Skandując hasło, które jest jednocześnie nazwą koalicji rządzącej w Katalonii - Junts pel Si (Razem dla tak) - pod którym poszła ona w 2015 roku do wyborów parlamentarnych, siedem i pół tysiąca zwolenników niepodległości regionu zgromadzonych na placu corridy w Tarragonie powitało szefa regionalnego rządu katalońskiego Carlesa Puigdemonta. Przyszli na wiec inaugurujący kampanię przed referendum mimo ponawianych co dzień ostrzeżeń rządu centralnego przed konsekwencjami prawnymi.
Puigdemont wezwał Katalończyków do wzięcia udziału w wyznaczonym na 1 października referendum w sprawie niepodległości Katalonii.
Tłum wznosił okrzyki: "Niepodległość!", "Głosujemy!", "Nie boimy się!".
Kampania przed referendum, którego zakazał jako nielegalnego rząd Hiszpanii wsparty przez Trybunał Konstytucyjny w Madrycie, będzie trwała do 29 września.
Katalonia korzysta już z rozbudowanej autonomii regionalnej (parlament, rząd i samorząd regionalny, edukacja w języku katalońskim, własna policja).
Zamożna Katalonia, reprezentująca 16 proc. populacji Hiszpanii i 1/5 jej PKB, to najbardziej strategiczny region dla kraju będącego czwartą gospodarką strefy euro, przeżywa renesans swego patriotyzmu w przeszło 40 lat po zakończeniu dyktatury gen. Francisco Franco - odnotowują korespondenci zagranicznych mediów, relacjonując w czwartek przebieg spotkania w Tarragonie.
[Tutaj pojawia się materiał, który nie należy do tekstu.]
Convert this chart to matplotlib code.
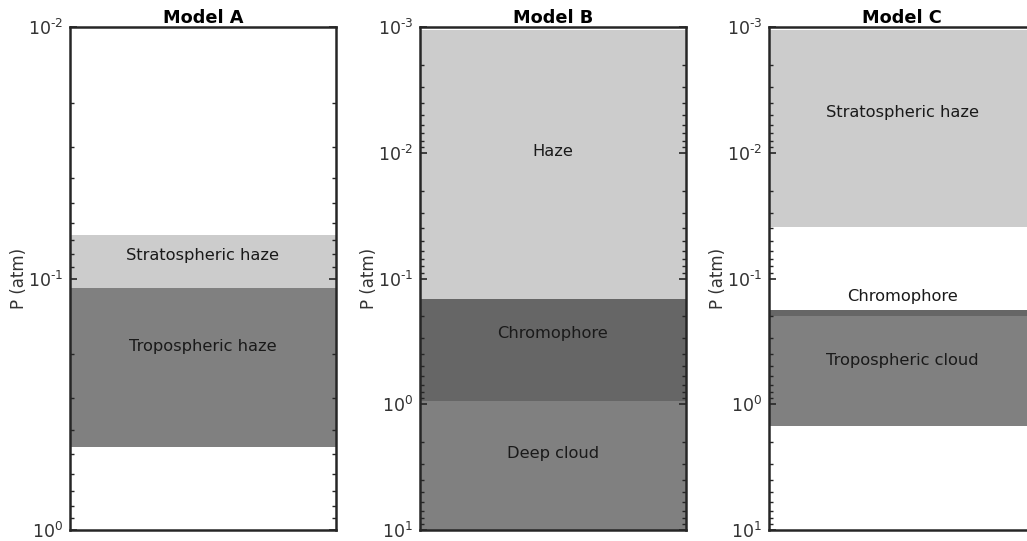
"""Cloud/haze layer structure for three models, drawn as horizontal bands."""

import math

import matplotlib

matplotlib.use("Agg")
import matplotlib.pyplot as plt
from matplotlib.ticker import FuncFormatter, LogLocator, NullFormatter

LIGHT = "#cccccc"
MID = "#808080"
DARK = "#666666"

models = ["Model A", "Model B", "Model C"]
y_limits = [(1e-2, 1e0), (1e-3, 1e1), (1e-3, 1e1)]

# layer bands: (top pressure, bottom pressure) in atm
layer_tops = [[0.067, 0.109], [1.05e-3, 0.145, 0.95], [1.05e-3, 0.178, 0.198]]
layer_bottoms = [[0.109, 0.467], [0.145, 0.95, 10.0], [0.039, 0.198, 1.49]]
layer_colors = [[LIGHT, MID], [LIGHT, DARK, MID], [LIGHT, DARK, MID]]

# labels and the pressure where each one sits
layer_names = [
    ["Stratospheric haze", "Tropospheric haze"],
    ["Haze", "Chromophore", "Deep cloud"],
    ["Stratospheric haze", "Chromophore", "Tropospheric cloud"],
]
label_pressures = [[0.081, 0.187], [0.0097, 0.274, 2.48], [0.0048, 0.139, 0.45]]


def power_label(v, _pos):
    e = int(round(math.log10(v)))
    if e < 0:
        return r"$10^{\text{-}%d}$" % (-e)
    return r"$10^{%d}$" % e


fig = plt.figure(figsize=(10.27, 5.41), dpi=100)
W, H = 1027, 541
lefts = [70, 420, 769]
ax_w, top, bottom = 266, 27, 530

for i, name in enumerate(models):
    ax = fig.add_axes([lefts[i] / W, 1 - bottom / H, ax_w / W, (bottom - top) / H])
    for y0, y1, c in zip(layer_tops[i], layer_bottoms[i], layer_colors[i]):
        ax.axhspan(y0, y1, color=c, lw=0)
    for txt, p in zip(layer_names[i], label_pressures[i]):
        ax.text(0.5, p, txt, ha="center", va="center", fontsize=11.7, color="#1a1a1a")
    ax.set_yscale("log")
    ax.set_xlim(0, 1)
    ax.set_ylim(y_limits[i][1], y_limits[i][0])
    ax.yaxis.set_major_locator(LogLocator(base=10, numticks=10))
    ax.yaxis.set_major_formatter(FuncFormatter(power_label))
    ax.yaxis.set_minor_locator(LogLocator(base=10, subs=range(2, 10), numticks=20))
    ax.yaxis.set_minor_formatter(NullFormatter())
    ax.set_xticks([])
    ax.tick_params(axis="y", which="both", direction="in", left=True, right=True,
                   labelsize=12.5, labelcolor="#333333", color="#262626", pad=5)
    ax.tick_params(axis="y", which="major", length=5, width=1.2)
    ax.tick_params(axis="y", which="minor", length=3, width=1.0)
    for s in ax.spines.values():
        s.set_linewidth(1.8)
        s.set_color("#262626")
    ax.set_ylabel("P (atm)", fontsize=12, color="#333333", va="center")
    ax.yaxis.set_label_coords(-0.19, 0.5)
    ax.set_title(name, fontsize=12.8, fontweight="bold", pad=3)

fig.savefig("out.png", dpi=100)
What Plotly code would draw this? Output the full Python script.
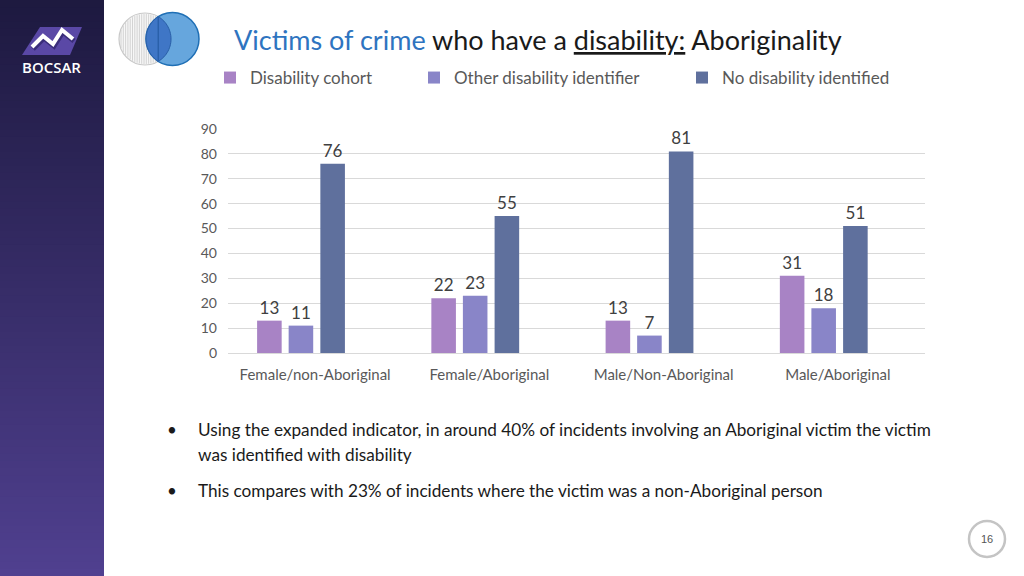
import math
import plotly.graph_objects as go

W, H = 1024, 576

categories = ["Female/non-Aboriginal", "Female/Aboriginal", "Male/Non-Aboriginal", "Male/Aboriginal"]
series_names = ["Disability cohort", "Other disability identifier", "No disability identified"]
disability_cohort = [13, 22, 13, 31]
other_identifier = [11, 23, 7, 18]
no_disability = [76, 55, 81, 51]
y_ticks = [0, 10, 20, 30, 40, 50, 60, 70, 80, 90]

colors = ["#a883c5", "#8985c8", "#5f709d"]
bar_offsets = [-0.333, -0.152, 0.030]
BAR_W = 0.141
FONT = "Lato"


def px(x):
    return x / W


def py(y):
    return 1 - y / H


fig = go.Figure()
values = [disability_cohort, other_identifier, no_disability]
legend_ids = ["legend", "legend2", "legend3"]
for name, vals, col, lg, off in zip(series_names, values, colors, legend_ids, bar_offsets):
    fig.add_trace(go.Bar(
        x=categories, y=vals, name=name, marker=dict(color=col, line=dict(width=0)),
        offset=off, width=BAR_W,
        text=[str(v) for v in vals], textposition="outside", cliponaxis=False,
        textfont=dict(family=FONT, size=17, color="#404040"), legend=lg,
    ))

shapes = []
# sidebar gradient (stacked rects, each to the bottom, to avoid seams)
N = 80
top = (30, 26, 64)
bot = (80, 64, 144)
for i in range(N):
    t = i / (N - 1)
    c = tuple(int(top[k] + (bot[k] - top[k]) * t) for k in range(3))
    shapes.append(dict(type="rect", xref="paper", yref="paper",
                       x0=0, x1=px(104), y0=0, y1=py(H * i / N),
                       fillcolor="rgb(%d,%d,%d)" % c, line=dict(width=0), layer="below"))


def path(points):
    return "M " + " L ".join("%f,%f" % (px(x), py(y)) for x, y in points) + " Z"


def openpath(points):
    return "M " + " L ".join("%f,%f" % (px(x), py(y)) for x, y in points)


# BOCSAR logo
shapes.append(dict(type="path", xref="paper", yref="paper",
                   path=path([(40, 27), (82, 27), (70, 55), (22, 55)]),
                   fillcolor="#5a48a6", line=dict(width=0)))
shapes.append(dict(type="path", xref="paper", yref="paper",
                   path=openpath([(33, 49), (44, 38), (54, 46), (63, 32), (74, 41)]),
                   line=dict(color="#3a2d7a", width=5)))
shapes.append(dict(type="path", xref="paper", yref="paper",
                   path=openpath([(32, 47), (43, 36), (53, 44), (62, 30), (73, 39)]),
                   line=dict(color="white", width=4)))

# Venn diagram
cx1, cy1, r1 = 145, 39, 26
cx2, cy2, r2 = 172.5, 39, 26.5
shapes.append(dict(type="circle", xref="paper", yref="paper",
                   x0=px(cx1 - r1), x1=px(cx1 + r1), y0=py(cy1 + r1), y1=py(cy1 - r1),
                   fillcolor="#f7f7f7", line=dict(color="#c8c8c8", width=1.2)))
xx = cx1 - r1 + 2
while xx < cx1 + r1 - 1:
    dy = math.sqrt(max(r1 ** 2 - (xx - cx1) ** 2, 0)) - 1
    shapes.append(dict(type="line", xref="paper", yref="paper",
                       x0=px(xx), x1=px(xx), y0=py(cy1 + dy), y1=py(cy1 - dy),
                       line=dict(color="#c9c9c9", width=0.8)))
    xx += 2.3
shapes.append(dict(type="circle", xref="paper", yref="paper",
                   x0=px(cx2 - r2), x1=px(cx2 + r2), y0=py(cy2 + r2), y1=py(cy2 - r2),
                   fillcolor="rgba(75,150,215,0.85)", line=dict(color="#1f6fb5", width=1.5)))
d = cx2 - cx1
a = (d ** 2 + r1 ** 2 - r2 ** 2) / (2 * d)
lens = []
n = 30
ang1 = math.acos(a / r1)
for i in range(n + 1):
    t = -ang1 + 2 * ang1 * i / n
    lens.append((cx1 + r1 * math.cos(t), cy1 + r1 * math.sin(t)))
ang2 = math.acos((d - a) / r2)
for i in range(n + 1):
    t = math.pi - ang2 + 2 * ang2 * i / n
    lens.append((cx2 + r2 * math.cos(t), cy2 - r2 * math.sin(t)))
shapes.append(dict(type="path", xref="paper", yref="paper", path=path(lens),
                   fillcolor="#3f76c6", line=dict(color="#2a5fa8", width=1)))

# page number circle
shapes.append(dict(type="circle", xref="paper", yref="paper",
                   x0=px(969), x1=px(1005), y0=py(557), y1=py(521),
                   fillcolor="white", line=dict(color="#c4c4c4", width=2.5)))

annotations = [
    dict(text="BOCSAR", x=px(51), y=py(67), xref="paper", yref="paper", showarrow=False,
         font=dict(family="Open Sans", size=15, color="white", weight=600),
         xanchor="center", yanchor="middle"),
    dict(text="<span style='color:#2e74c0'>Victims of crime</span> who have a <u>disability:</u> Aboriginality",
         x=px(232), y=py(40), xref="paper", yref="paper", showarrow=False, xanchor="left", yanchor="middle",
         font=dict(family=FONT, size=27, color="#1a1a1a")),
    dict(text="16", x=px(987), y=py(539), xref="paper", yref="paper", showarrow=False,
         xanchor="center", yanchor="middle",
         font=dict(family="Liberation Sans", size=11, color="#555555")),
]
bullets = [
    (429, "•", "Using the expanded indicator, in around 40% of incidents involving an Aboriginal victim the victim"),
    (454, None, "was identified with disability"),
    (490, "•", "This compares with 23% of incidents where the victim was a non-Aboriginal person"),
]
for y, b, t in bullets:
    if b:
        annotations.append(dict(text=b, x=px(172), y=py(y), xref="paper", yref="paper", showarrow=False,
                                xanchor="center", yanchor="middle",
                                font=dict(family=FONT, size=17, color="#1a1a1a")))
    annotations.append(dict(text=t, x=px(196), y=py(y), xref="paper", yref="paper", showarrow=False,
                            xanchor="left", yanchor="middle",
                            font=dict(family=FONT, size=17.2, color="#1a1a1a")))

legend_text_x = [248, 452, 720]
legend_common = dict(orientation="h", yref="paper", xref="paper", yanchor="middle", xanchor="left",
                     font=dict(family=FONT, size=17, color="#595959"), bgcolor="rgba(0,0,0,0)",
                     itemwidth=30, tracegroupgap=0, borderwidth=0)
layout_legends = {}
for lg, lx in zip(legend_ids, legend_text_x):
    layout_legends[lg] = dict(legend_common, x=px(lx - 38), y=py(78))

fig.update_layout(
    width=W, height=H, margin=dict(l=0, r=0, t=0, b=0, autoexpand=False),
    paper_bgcolor="white", plot_bgcolor="white",
    barmode="group",
    xaxis=dict(domain=[px(228), px(925)], showline=True, linecolor="#d9d9d9", linewidth=1,
               ticks="", tickfont=dict(family=FONT, size=15, color="#595959"), ticklabelstandoff=8,
               automargin=False),
    yaxis=dict(domain=[py(353), py(129)], range=[0, 90], tickvals=y_ticks, showgrid=True,
               gridcolor="#d9d9d9", gridwidth=1, zeroline=False, showline=False,
               tickfont=dict(family=FONT, size=14, color="#595959"), ticklabelstandoff=10,
               automargin=False),
    shapes=shapes, annotations=annotations, showlegend=True,
    **layout_legends,
)

fig.write_html("out.html", config=dict(displayModeBar=False),
               post_script="document.body.style.margin='0';document.body.style.overflow='hidden';")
Administracja frankistowska próbowała zakazywać publicznego używania języka katalońskiego i tłumić różnymi środkami "separatyzm" oparty w znacznej mierze na poczuciu "wyższości gospodarczej" szybko rozwijającego się regionu, o czym świadczyła już za czasów gen. Franco m.in. liczba rejestrowanych tu samochodów, większa niż w Kastylii.
Integracja jednak następowała także w sferze kulturowej. Dziś, co przyznają Katalończycy, Joan Miro, Antoni Gaudi i Salvador Dali kojarzą się światu z całą Hiszpanią jako taką, a ścieraniu się dążeń niepodległościowych i hiszpańskocentrycznych towarzyszy rosnące napięcie w stosunkach między Madrytem a Barceloną, jak podkreślają w tych dniach hiszpańskie media, informując o koncentrowaniu coraz większej liczby policji i żandarmerii w Katalonii.